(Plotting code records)

>> START

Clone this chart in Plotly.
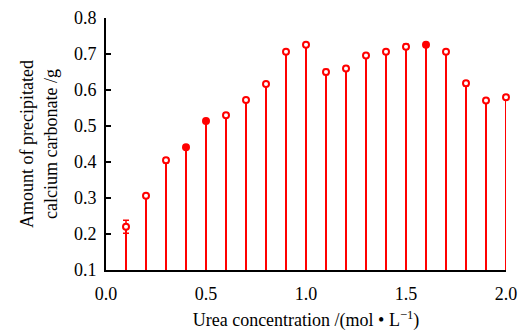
import plotly.graph_objects as go

urea = [0.1, 0.2, 0.3, 0.4, 0.5, 0.6, 0.7, 0.8, 0.9, 1.0,
        1.1, 1.2, 1.3, 1.4, 1.5, 1.6, 1.7, 1.8, 1.9, 2.0]
caco3 = [0.220, 0.306, 0.405, 0.441, 0.514, 0.530, 0.572, 0.617, 0.706, 0.726,
         0.650, 0.660, 0.696, 0.706, 0.720, 0.726, 0.706, 0.619, 0.571, 0.580]
err = [0.018, 0.003, 0.007, 0.0, 0.0, 0.006, 0.004, 0.004, 0.005, 0.004,
       0.007, 0.005, 0.005, 0.005, 0.007, 0.0, 0.005, 0.007, 0.004, 0.006]
y_base = 0.1

RED = "#ff0000"
FONT = "Liberation Serif"

fig = go.Figure()
fig.add_trace(go.Bar(
    x=urea, y=[v - y_base for v in caco3], base=y_base, width=0.011,
    marker=dict(color=RED, line=dict(width=0)), cliponaxis=False,
    showlegend=False, hoverinfo="skip"))
fig.add_trace(go.Scatter(
    x=urea, y=caco3, mode="markers", cliponaxis=False,
    marker=dict(symbol="circle", size=6, color=["white" if e > 0 else RED for e in err],
                line=dict(color=RED, width=2)),
    error_y=dict(type="data", array=err, visible=True, color=RED, thickness=1.5, width=3),
    showlegend=False))

fig.update_layout(
    width=522, height=333,
    margin=dict(l=106, r=16, t=18, b=63),
    paper_bgcolor="white", plot_bgcolor="white",
    font=dict(family=FONT, size=18, color="black"),
    xaxis=dict(range=[0, 2.0], tickvals=[0, 0.5, 1.0, 1.5, 2.0],
               ticktext=["0.0", "0.5", "1.0", "1.5", "2.0"], automargin=False,
               showgrid=False, zeroline=False, showline=True, linecolor="black", linewidth=2,
               ticks="", ticklabelstandoff=6,
               title=dict(text="Urea concentration /(mol • L<sup>−1</sup>)", standoff=11,
                          font=dict(family=FONT, size=18))),
    yaxis=dict(range=[0.1, 0.8], tickvals=[0.1, 0.2, 0.3, 0.4, 0.5, 0.6, 0.7, 0.8],
               ticktext=["0.1", "0.2", "0.3", "0.4", "0.5", "0.6", "0.7", "0.8"], automargin=False,
               showgrid=False, zeroline=False, showline=True, linecolor="black", linewidth=2,
               ticks="inside", ticklen=5, tickwidth=2, tickcolor="black", ticklabelstandoff=4,
               title=dict(text="Amount of precipitated<br>calcium carbonate /g", standoff=12,
                          font=dict(family=FONT, size=18))),
    bargap=0,
)

fig.write_html("out.html", config={"displayModeBar": False},
               post_script="document.body.style.margin='0px';")
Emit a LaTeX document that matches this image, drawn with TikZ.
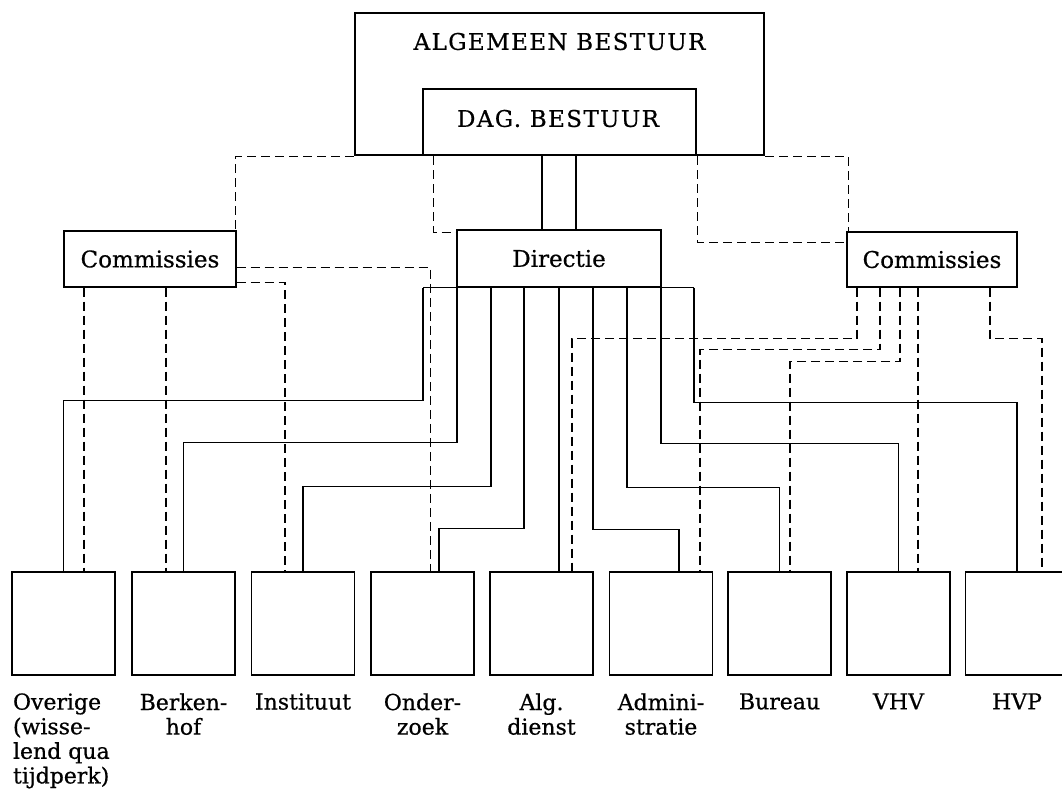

>> END

Pictures stay out; reproduce every line of the records exactly.

Clone this chart in Plotly.
import plotly.graph_objects as go

urea = [0.1, 0.2, 0.3, 0.4, 0.5, 0.6, 0.7, 0.8, 0.9, 1.0,
        1.1, 1.2, 1.3, 1.4, 1.5, 1.6, 1.7, 1.8, 1.9, 2.0]
caco3 = [0.220, 0.306, 0.405, 0.441, 0.514, 0.530, 0.572, 0.617, 0.706, 0.726,
         0.650, 0.660, 0.696, 0.706, 0.720, 0.726, 0.706, 0.619, 0.571, 0.580]
err = [0.018, 0.003, 0.007, 0.0, 0.0, 0.006, 0.004, 0.004, 0.005, 0.004,
       0.007, 0.005, 0.005, 0.005, 0.007, 0.0, 0.005, 0.007, 0.004, 0.006]
y_base = 0.1

RED = "#ff0000"
FONT = "Liberation Serif"

fig = go.Figure()
fig.add_trace(go.Bar(
    x=urea, y=[v - y_base for v in caco3], base=y_base, width=0.011,
    marker=dict(color=RED, line=dict(width=0)), cliponaxis=False,
    showlegend=False, hoverinfo="skip"))
fig.add_trace(go.Scatter(
    x=urea, y=caco3, mode="markers", cliponaxis=False,
    marker=dict(symbol="circle", size=6, color=["white" if e > 0 else RED for e in err],
                line=dict(color=RED, width=2)),
    error_y=dict(type="data", array=err, visible=True, color=RED, thickness=1.5, width=3),
    showlegend=False))

fig.update_layout(
    width=522, height=333,
    margin=dict(l=106, r=16, t=18, b=63),
    paper_bgcolor="white", plot_bgcolor="white",
    font=dict(family=FONT, size=18, color="black"),
    xaxis=dict(range=[0, 2.0], tickvals=[0, 0.5, 1.0, 1.5, 2.0],
               ticktext=["0.0", "0.5", "1.0", "1.5", "2.0"], automargin=False,
               showgrid=False, zeroline=False, showline=True, linecolor="black", linewidth=2,
               ticks="", ticklabelstandoff=6,
               title=dict(text="Urea concentration /(mol • L<sup>−1</sup>)", standoff=11,
                          font=dict(family=FONT, size=18))),
    yaxis=dict(range=[0.1, 0.8], tickvals=[0.1, 0.2, 0.3, 0.4, 0.5, 0.6, 0.7, 0.8],
               ticktext=["0.1", "0.2", "0.3", "0.4", "0.5", "0.6", "0.7", "0.8"], automargin=False,
               showgrid=False, zeroline=False, showline=True, linecolor="black", linewidth=2,
               ticks="inside", ticklen=5, tickwidth=2, tickcolor="black", ticklabelstandoff=4,
               title=dict(text="Amount of precipitated<br>calcium carbonate /g", standoff=12,
                          font=dict(family=FONT, size=18))),
    bargap=0,
)

fig.write_html("out.html", config={"displayModeBar": False},
               post_script="document.body.style.margin='0px';")
Emit a LaTeX document that matches this image, drawn with TikZ.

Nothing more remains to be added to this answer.